Who Are You Going to Believe on Climate Change — Politicians Who Ignore Research or the Weatherman?
Earlier this month, I had the privilege of sitting on a panel with the venerable meteorologist Tom Skilling, who has served as the “weatherman” on WGN-TV for decades. There is probably no more beloved or trusted media figure in Chicago.
So, when Tom devotes a presentation to the changes in weather that he’s observed in recent years, any audience should all sit up and take notice. I know I did. Incidentally, Tom Skilling doesn’t have a partisan bone in his body. Nobody knows if he’s a Republican or Democrat.
While Tom’s videos of shrinking glaciers in Alaska and the aftermath of Hurricane Maria in Puerto Rico were very compelling, one only needs to read this summer’s headlines to know that we’ve entered a whole new meteorological phase:
* As near-record heat ramped up in the northwestern U.S., wildfires and poor air quality continued to mount. Seattle and Portland could meet or exceed record high temperatures.
* Death Valley in California is on track to set the record for the hottest month ever recorded on Earth. Meanwhile, the Ferguson Fire forced Yosemite National Park to close at the peak of the tourist season.
* Persistent rainfall and flash flooding have plagued other parts of the country. State College, Pennsylvania experienced its heaviest July rainfall since 1893. Madison, Wisconsin, also faced historic floods.
And it’s not just the U.S.:
* Unprecedented heat led to a wildfire outbreak in Scandinavia, and record highs have been set this summer all across the Arctic Circle. Heat records have also fallen in Ireland and France. The U.K. is suffering through one of its driest periods on record. Wildfires outside of Athens in Greece killed at least 84 people.
* 22 cities in China had their hottest July on record. South Korea set its all-time high temperature record on August 1st. Japan set a national temperature record of 106 degrees Fahrenheit in a heat wave that followed deadly floods.
* The ongoing drought in Cape Town has been so severe that South Africa’s second-largest city is in danger of running out of water and having to shut off its taps.
Unfortunately, the politicians in charge of our energy and climate policies are driven by ideology, not by facts. Despite incontrovertible evidence of the growing impact of carbon emissions on our health and climate, they are turning a blind eye in pursuit of their political goals — namely, winning votes in coal-producing states such as Pennsylvania and West Virginia while rewarding their corporate benefactors with huge investments in oil and coal.
Ryan Zinke, the U.S. Secretary of the Interior, who is focused on opening public lands to greater exploitation by the fossil fuel industry, said that climate change is “irrelevant” to the weather events occurring around the globe.

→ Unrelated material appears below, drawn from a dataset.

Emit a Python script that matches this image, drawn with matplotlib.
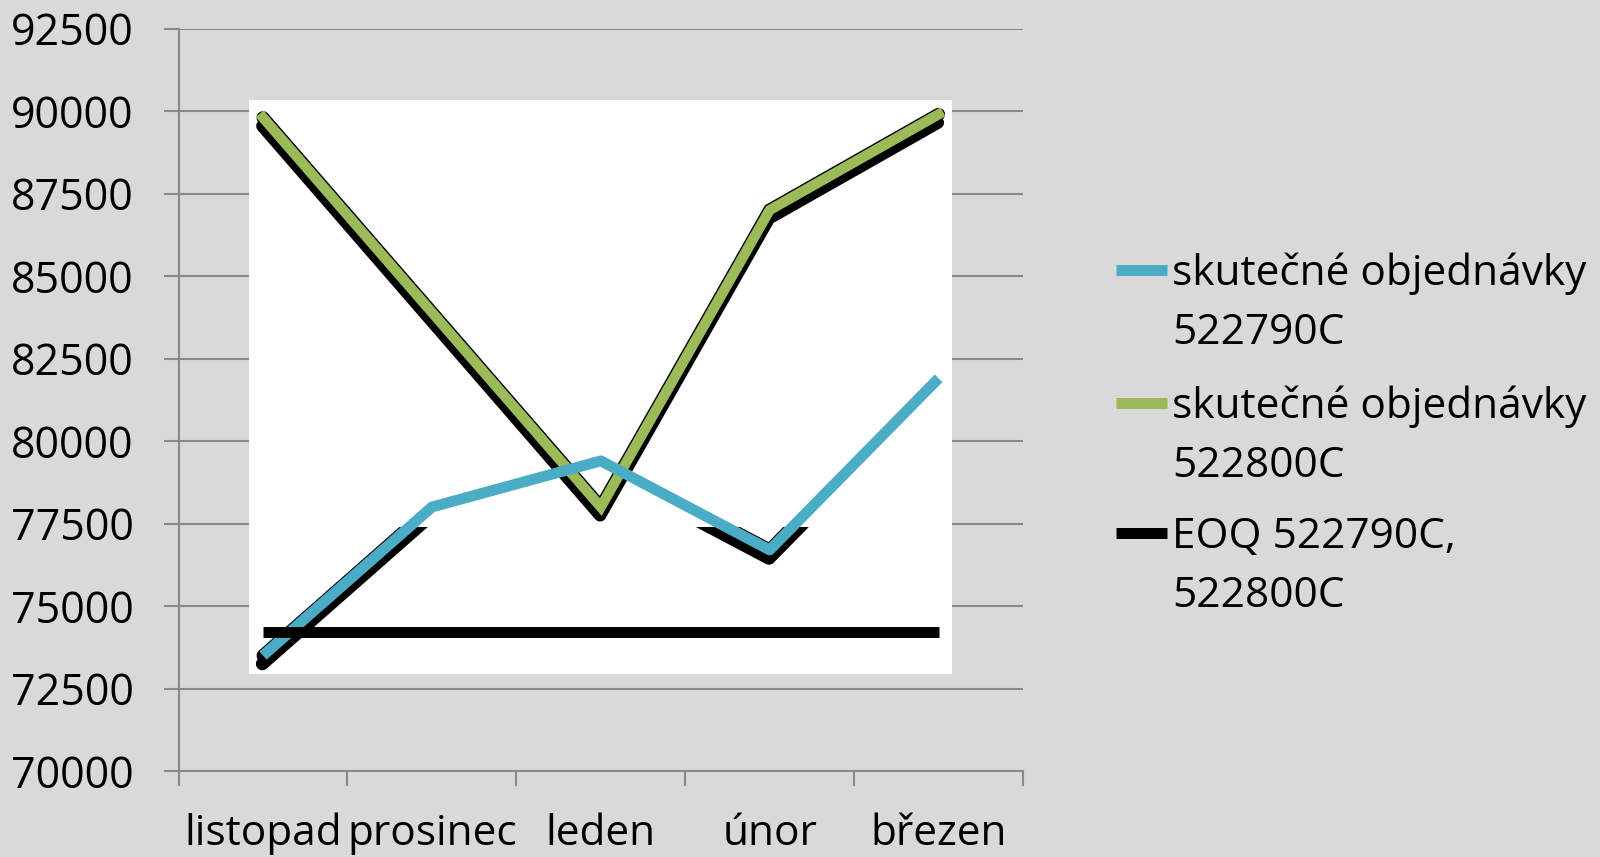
import matplotlib
matplotlib.use('Agg')
import matplotlib.pyplot as plt
import matplotlib.patheffects as pe
from matplotlib.patches import Rectangle
from matplotlib.lines import Line2D
import numpy as np

# ---- data ----
months = ['listopad', 'prosinec', 'leden', 'únor', 'březen']
orders_522790C = [73500, 78000, 79400, 76700, 81900]
orders_522800C = [89800, 83900, 78000, 87000, 89900]
eoq_values = [74200, 74200, 74200, 74200, 74200]
y_ticks = [70000, 72500, 75000, 77500, 80000, 82500, 85000, 87500, 90000, 92500]
legend_labels = [['skutečné objednávky', '522790C'],
                 ['skutečné objednávky', '522800C'],
                 ['EOQ 522790C,', '522800C']]

# ---- style ----
BG = '#d9d9d9'
GRID = '#898989'
BLUE = '#4bacc6'
GREEN = '#9bbb59'
FS = 30.5

plt.rcParams['font.family'] = ['Open Sans', 'DejaVu Sans']

fig = plt.figure(figsize=(16, 8.57), dpi=100, facecolor=BG)
ax = fig.add_axes([0.1116, 0.1003, 0.5278, 0.8664])
ax.set_facecolor(BG)

x = np.arange(len(months))
ax.set_xlim(-0.5, len(months) - 0.5)
ax.set_ylim(y_ticks[0], y_ticks[-1])

# grid & spines
ax.set_axisbelow(True)
ax.yaxis.grid(True, color=GRID, lw=1.5)
for s in ['top', 'right']:
    ax.spines[s].set_visible(False)
for s in ['left', 'bottom']:
    ax.spines[s].set_color(GRID)
    ax.spines[s].set_linewidth(1.5)

ax.set_yticks(y_ticks)
ax.set_yticklabels([str(v) for v in y_ticks])
ax.tick_params(axis='y', length=10.8, width=1.5, color=GRID, pad=21.6,
               labelsize=31, labelcolor='black')

ax.set_xticks(np.arange(-0.5, len(months), 1.0))
ax.set_xticklabels([])
ax.tick_params(axis='x', which='major', length=10.8, width=1.5, color=GRID)
ax.set_xticks(x, minor=True)
ax.set_xticklabels(months, minor=True)
ax.tick_params(axis='x', which='minor', length=0, pad=30, labelsize=FS,
               labelcolor='black')

# white pasted area behind the lines
ax.add_patch(Rectangle((0.0834, 0.131), 0.8326, 0.773, transform=ax.transAxes,
                       facecolor='white', edgecolor='none', zorder=0.8))

# green series with black outline + shadow
lw_g = 7.4
ax.plot(x, orders_522800C, color=GREEN, lw=lw_g, solid_joinstyle='miter',
        zorder=3,
        path_effects=[pe.Stroke(offset=(-0.5, -6.0), linewidth=lw_g + 1.5,
                                foreground='black', capstyle='round',
                                joinstyle='round'),
                      pe.Stroke(linewidth=lw_g + 2.0, foreground='black',
                                capstyle='round'),
                      pe.Normal()])

# partial black shadow under the blue series
lw_b = 7.8
shadow, = ax.plot(x, orders_522790C, color='black', lw=lw_b + 2, zorder=3.5,
                  solid_capstyle='round',
                  path_effects=[pe.Stroke(offset=(-0.5, -6.0), linewidth=lw_b + 1.5,
                                          foreground='black', capstyle='round',
                                          joinstyle='round'),
                                pe.Stroke(linewidth=lw_b + 1.5, foreground='black',
                                          capstyle='round')])
clip = Rectangle((0, 0), 1, 0.329, transform=ax.transAxes)
shadow.set_clip_path(clip)

ax.plot(x, orders_522790C, color=BLUE, lw=lw_b, zorder=4, solid_capstyle='butt')

# EOQ line
ax.plot(x, eoq_values, color='black', lw=7.9, zorder=5, solid_capstyle='butt')

# ---- manual legend ----
colors = [BLUE, GREEN, 'black']
H = 857.0
W = 1600.0
handle_y = [270, 403, 533]
for i, (lab, col) in enumerate(zip(legend_labels, colors)):
    hy = 1 - handle_y[i] / H
    fig.add_artist(Line2D([1116 / W, 1167 / W], [hy, hy], color=col, lw=7.9,
                          solid_capstyle='butt', transform=fig.transFigure))
    base1 = handle_y[i] + 15
    for j, line in enumerate(lab):
        fig.text(1172 / W, 1 - (base1 + 59 * j) / H, line, fontsize=FS,
                 va='baseline', ha='left', color='black')

fig.savefig('out.png', dpi=100, facecolor=BG)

He and other Trump Administration officials attended an America First Energy Conference where they pushed the idea that carbon dioxide makes the planet greener and is not creating climate change.
And, on August 21st, the administration unveiled its plan to roll back President Obama’s Clean Power initiative, by turning over regulation of coal plant emissions to the states. The President, himself, made the announcement at a political rally in West Virginia.
President Trump proclaimed: “The war on coal has ended.” Unsaid was that the war on our environment continues, unabated.
The many constituents I talk to in my suburban Chicago congressional district find it terribly disheartening that, in 2018, we’re still having this debate. This year’s unprecedented heat waves, wildfires, rainfalls and floods have made a convincing argument that we’ve reached an inflection point. Either we confront the climate changes that are accruing on our doorstep, or we’re fated to even worse environmental disasters ahead.
When it comes to our climate future, they believe Tom Skilling — not Donald Trump.
The first step to reversing our wrong-headed energy and climate policies is to elect a Congress that will confront the challenge instead of pretending it doesn’t exist. It is up to every American to do more than just vote in this November’s elections; they must cast an educated vote based on each candidate’s stand on climate change.